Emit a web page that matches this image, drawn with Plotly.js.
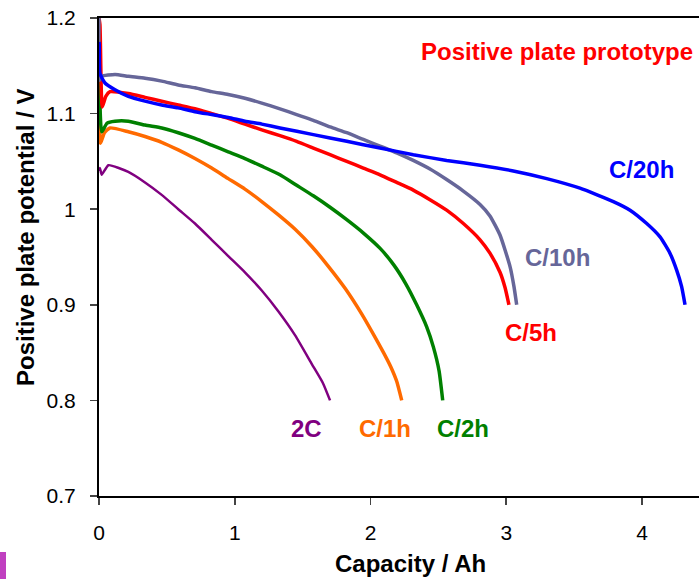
<!DOCTYPE html>
<html>
<head>
<meta charset="utf-8">
<script src="https://cdn.plot.ly/plotly-3.0.1.min.js"></script>
<style>html,body{margin:0;padding:0;background:#fff;overflow:hidden}</style>
</head>
<body>
<div id="chart" style="width:699px;height:579px"></div>
<script>
// Data (Capacity / Ah vs Potential / V)
var x2C = [0, 0.007, 0.02, 0.069, 0.216, 0.339, 0.462, 0.584, 0.707, 0.830, 0.952, 1.075, 1.199, 1.322, 1.445, 1.568, 1.650, 1.702];
var y2C = [1.040, 1.043, 1.036, 1.046, 1.039, 1.028, 1.015, 1.000, 0.985, 0.968, 0.951, 0.934, 0.915, 0.893, 0.868, 0.838, 0.818, 0.800];

var xC1 = [0, 0.002, 0.011, 0.04, 0.081, 0.216, 0.339, 0.462, 0.584, 0.707, 0.830, 0.952, 1.075, 1.199, 1.322, 1.445, 1.568, 1.691, 1.814, 1.937, 2.030, 2.100, 2.150, 2.193, 2.230];
var yC1 = [1.120, 1.116, 1.069, 1.080, 1.085, 1.081, 1.076, 1.070, 1.062, 1.053, 1.043, 1.032, 1.021, 1.008, 0.994, 0.979, 0.961, 0.940, 0.917, 0.890, 0.867, 0.849, 0.835, 0.820, 0.800];

var xC2 = [0, 0.005, 0.02, 0.06, 0.118, 0.216, 0.339, 0.462, 0.584, 0.707, 0.830, 0.952, 1.075, 1.199, 1.333, 1.456, 1.579, 1.702, 1.825, 1.948, 2.071, 2.170, 2.260, 2.340, 2.414, 2.463, 2.505, 2.532];
var yC2 = [1.141, 1.120, 1.081, 1.090, 1.092, 1.092, 1.088, 1.085, 1.080, 1.074, 1.067, 1.060, 1.053, 1.045, 1.036, 1.025, 1.014, 1.002, 0.989, 0.975, 0.959, 0.942, 0.922, 0.900, 0.877, 0.856, 0.831, 0.800];

var xC5 = [0, 0.007, 0.024, 0.05, 0.081, 0.216, 0.339, 0.462, 0.584, 0.707, 0.830, 0.952, 1.075, 1.199, 1.333, 1.456, 1.579, 1.702, 1.825, 1.947, 2.070, 2.193, 2.315, 2.438, 2.561, 2.684, 2.807, 2.880, 2.954, 2.991, 3.020];
var yC5 = [1.200, 1.193, 1.107, 1.118, 1.123, 1.121, 1.117, 1.113, 1.109, 1.105, 1.100, 1.095, 1.089, 1.083, 1.077, 1.071, 1.064, 1.057, 1.050, 1.043, 1.036, 1.028, 1.020, 1.010, 0.999, 0.985, 0.968, 0.954, 0.934, 0.918, 0.900];

var xC10 = [0, 0.005, 0.02, 0.118, 0.216, 0.339, 0.462, 0.584, 0.707, 0.830, 0.952, 1.075, 1.199, 1.333, 1.456, 1.579, 1.702, 1.825, 1.947, 2.070, 2.193, 2.315, 2.438, 2.561, 2.684, 2.807, 2.880, 2.954, 3.028, 3.057, 3.077];
var yC10 = [1.200, 1.135, 1.139, 1.141, 1.139, 1.137, 1.134, 1.130, 1.127, 1.123, 1.120, 1.116, 1.111, 1.105, 1.099, 1.093, 1.086, 1.080, 1.073, 1.066, 1.059, 1.051, 1.042, 1.031, 1.019, 1.005, 0.993, 0.973, 0.940, 0.919, 0.900];

var xC20 = [0, 0.002, 0.007, 0.044, 0.118, 0.216, 0.339, 0.462, 0.584, 0.707, 0.830, 0.952, 1.075, 1.199, 1.333, 1.579, 1.825, 2.070, 2.315, 2.561, 2.807, 3.052, 3.298, 3.543, 3.789, 3.912, 4.035, 4.133, 4.206, 4.256, 4.292, 4.317];
var yC20 = [1.175, 1.172, 1.142, 1.132, 1.125, 1.118, 1.113, 1.109, 1.106, 1.102, 1.099, 1.096, 1.092, 1.089, 1.085, 1.078, 1.071, 1.064, 1.057, 1.051, 1.046, 1.040, 1.032, 1.022, 1.008, 0.999, 0.985, 0.971, 0.954, 0.936, 0.919, 0.900];

var seriesNames = ['2C', 'C/1h', 'C/2h', 'C/5h', 'C/10h', 'C/20h'];
var seriesColors = ['#800080', '#ff6a00', '#008000', '#ff0000', '#666699', '#0000ff'];
var seriesWidths = [2.5, 3.5, 3.5, 3.5, 3.5, 3.5];
var seriesX = [x2C, xC1, xC2, xC5, xC10, xC20];
var seriesY = [y2C, yC1, yC2, yC5, yC10, yC20];

// label positions (data coords)
var labelX = [1.525, 2.107, 2.681, 3.182, 3.381, 3.993];
var labelY = [0.771, 0.771, 0.771, 0.871, 0.950, 1.042];

var xTicks = [0, 1, 2, 3, 4];
var yTicks = [0.7, 0.8, 0.9, 1.0, 1.1, 1.2];
var yTickText = ['0.7', '0.8', '0.9', '1', '1.1', '1.2'];

var traces = seriesNames.map(function (n, i) {
  return {
    x: seriesX[i], y: seriesY[i], name: n, type: 'scatter', mode: 'lines',
    line: {color: seriesColors[i], width: seriesWidths[i], shape: 'spline', smoothing: 0.5},
    hoverinfo: 'x+y+name'
  };
});

var annotations = seriesNames.map(function (n, i) {
  return {
    x: labelX[i], y: labelY[i], xref: 'x', yref: 'y', text: n, showarrow: false,
    font: {family: 'Liberation Sans, Arial, sans-serif', size: 24, color: seriesColors[i], weight: 'bold'},
    xanchor: 'center', yanchor: 'middle'
  };
});
annotations.push({
  x: 3.374, y: 1.165, xref: 'x', yref: 'y', text: 'Positive plate prototype', showarrow: false,
  font: {family: 'Liberation Sans, Arial, sans-serif', size: 24, color: '#ff0000', weight: 'bold'},
  xanchor: 'center', yanchor: 'middle'
});
annotations.push({
  x: (410 - 99) / 600, y: -(563 - 496) / 478, xref: 'paper', yref: 'paper',
  text: 'Capacity / Ah', showarrow: false,
  font: {family: 'Liberation Sans, Arial, sans-serif', size: 24, color: '#000', weight: 'bold'},
  xanchor: 'center', yanchor: 'middle'
});
annotations.push({
  x: -(99 - 25) / 600, y: (496 - 238) / 478, xref: 'paper', yref: 'paper',
  text: 'Positive plate potential / V', showarrow: false, textangle: -90,
  font: {family: 'Liberation Sans, Arial, sans-serif', size: 24, color: '#000', weight: 'bold'},
  xanchor: 'center', yanchor: 'middle'
});

var layout = {
  width: 699, height: 579,
  margin: {l: 99, r: 0, t: 18, b: 83, pad: 0},
  paper_bgcolor: '#fff', plot_bgcolor: '#fff',
  showlegend: false,
  font: {family: 'Liberation Sans, Arial, sans-serif', size: 21, color: '#000'},
  xaxis: {
    range: [0, 4.42], tickvals: xTicks, ticktext: xTicks.map(String),
    showgrid: false, zeroline: false, showline: true, linecolor: '#000', linewidth: 2,
    mirror: true, ticks: 'outside', ticklen: 7, tickcolor: '#444', tickwidth: 1.5,
    ticklabelstandoff: 10, tickfont: {size: 21, color: '#000'}
  },
  yaxis: {
    range: [0.7, 1.2], tickvals: yTicks, ticktext: yTickText,
    showgrid: false, zeroline: false, showline: true, linecolor: '#000', linewidth: 2,
    mirror: false, ticks: 'outside', ticklen: 7, tickcolor: '#444', tickwidth: 1.5,
    ticklabelstandoff: 10, tickfont: {size: 21, color: '#000'}
  },
  annotations: annotations,
  shapes: [{
    type: 'rect', xref: 'paper', yref: 'paper',
    x0: -99 / 600, x1: -93 / 600, y0: -(579 - 496) / 478, y1: -(552 - 496) / 478,
    fillcolor: '#c040c0', line: {width: 0}, layer: 'above'
  }]
};

Plotly.newPlot('chart', traces, layout, {displayModeBar: false, staticPlot: true});
</script>
</body>
</html>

:::::

Leave out any pictures, please, and quote only the lines from the top of the data through the line that contains "0.934, 0.918, 0.900];".

## Result of this exercise
Emit a web page that matches this image, drawn with Plotly.js.
<!DOCTYPE html>
<html>
<head>
<meta charset="utf-8">
<script src="https://cdn.plot.ly/plotly-3.0.1.min.js"></script>
<style>html,body{margin:0;padding:0;background:#fff;overflow:hidden}</style>
</head>
<body>
<div id="chart" style="width:699px;height:579px"></div>
<script>
// Data (Capacity / Ah vs Potential / V)
var x2C = [0, 0.007, 0.02, 0.069, 0.216, 0.339, 0.462, 0.584, 0.707, 0.830, 0.952, 1.075, 1.199, 1.322, 1.445, 1.568, 1.650, 1.702];
var y2C = [1.040, 1.043, 1.036, 1.046, 1.039, 1.028, 1.015, 1.000, 0.985, 0.968, 0.951, 0.934, 0.915, 0.893, 0.868, 0.838, 0.818, 0.800];

var xC1 = [0, 0.002, 0.011, 0.04, 0.081, 0.216, 0.339, 0.462, 0.584, 0.707, 0.830, 0.952, 1.075, 1.199, 1.322, 1.445, 1.568, 1.691, 1.814, 1.937, 2.030, 2.100, 2.150, 2.193, 2.230];
var yC1 = [1.120, 1.116, 1.069, 1.080, 1.085, 1.081, 1.076, 1.070, 1.062, 1.053, 1.043, 1.032, 1.021, 1.008, 0.994, 0.979, 0.961, 0.940, 0.917, 0.890, 0.867, 0.849, 0.835, 0.820, 0.800];

var xC2 = [0, 0.005, 0.02, 0.06, 0.118, 0.216, 0.339, 0.462, 0.584, 0.707, 0.830, 0.952, 1.075, 1.199, 1.333, 1.456, 1.579, 1.702, 1.825, 1.948, 2.071, 2.170, 2.260, 2.340, 2.414, 2.463, 2.505, 2.532];
var yC2 = [1.141, 1.120, 1.081, 1.090, 1.092, 1.092, 1.088, 1.085, 1.080, 1.074, 1.067, 1.060, 1.053, 1.045, 1.036, 1.025, 1.014, 1.002, 0.989, 0.975, 0.959, 0.942, 0.922, 0.900, 0.877, 0.856, 0.831, 0.800];

var xC5 = [0, 0.007, 0.024, 0.05, 0.081, 0.216, 0.339, 0.462, 0.584, 0.707, 0.830, 0.952, 1.075, 1.199, 1.333, 1.456, 1.579, 1.702, 1.825, 1.947, 2.070, 2.193, 2.315, 2.438, 2.561, 2.684, 2.807, 2.880, 2.954, 2.991, 3.020];
var yC5 = [1.200, 1.193, 1.107, 1.118, 1.123, 1.121, 1.117, 1.113, 1.109, 1.105, 1.100, 1.095, 1.089, 1.083, 1.077, 1.071, 1.064, 1.057, 1.050, 1.043, 1.036, 1.028, 1.020, 1.010, 0.999, 0.985, 0.968, 0.954, 0.934, 0.918, 0.900];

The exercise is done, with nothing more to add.